Having already studied and reported on white men keeping Black women as slaves in North Florida, Zora fully believed Ms. McCollum. She wanted to expose the world to the difficult conditions of life for Black women in the south.
When Hurston arrived in Live Oak, Florida, she attended the trial and started to write her articles. She went around the small town hoping to interview the townsmen, both Black and white, but nobody would talk to her about the case.
From the segregated upstairs balcony of the courthouse, Hurston shed national and international light onto the case. Sadly, Hurston had to watch as the all-white, all-male jury convict and sentence Mrs. McCollum to death. From this trial, she wrote a serialized account called “The Life Story of Ruby McCollum.”
After the trial, she moved from one job to another, writing when and where she could. She briefly took work in the Library at the Patrick Air Force Base but was fired for being “too well-educated.”
She later moved to Fort Pierce, Florida, where she took whatever jobs she could find. Now in her sixties, Zora struggled to make ends meet.

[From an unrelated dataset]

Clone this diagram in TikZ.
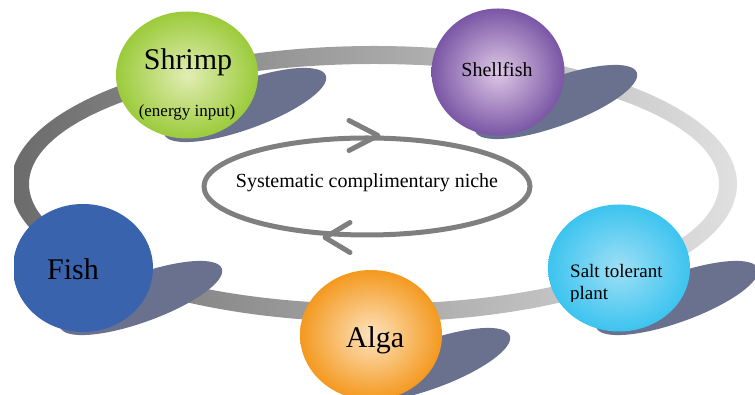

She drifted into obscurity and kept out of the public eye until she passed away on January 28th, 1960.
Upon her death, she ordered that her works be burned, many of which had not yet been published. A friend of Hurston’s passed by the house and saw the fire. He put out the fire and saved the remaining works from being destroyed. They were donated to the University of Florida, where some of them still sit today.
Zora wrote in her subjects’ tone and dialect, which were often southern Black people. This garnered some criticism by fellow Black writers at the time because they felt like she was insulting and setting back the progress of other writers. Now she is praised for preserving a dialect from the past that was dutifully and respectfully collected.
Today, some of her works are mandatory reading in high schools all across the country. The most popular is “Their Eyes Were Watching God.” In the novel, a beautiful Black woman returns to her family home in Eatonville after running away from a loveless marriage to a white man.
The book was taught in schools for many years but has recently been removed by some schools due to adult themes, language, and dialect. Often studied for its representations of gender roles, it also explores the main character’s desire for love, freedom, and a true voice.
The book’s initial release came out to mixed reviews. The main criticism came from the same Harlem Renaissance Movement that she played a role in furthering. Still, not all experts agreed with the negative criticism. Today Time magazine has lists “Their Eyes Were Watching God” among its top 100 books from the 1900s.
Zora Neale Hurston is one of the most respected and revered writers of her generation. She chose to dedicate her life to preserving different cultures and societies, and her works and studies are now on display in museums.
Her hometown of Eatonville celebrates her every year with a festival called the Zora Neale Hurston Festival of Arts and Humanities. The town also built the Zora Neale Hurston Museum of Fine Arts and named a library named after her. She’s been called too smart for her own good and ahead of her time, but above all, she is called a great American author.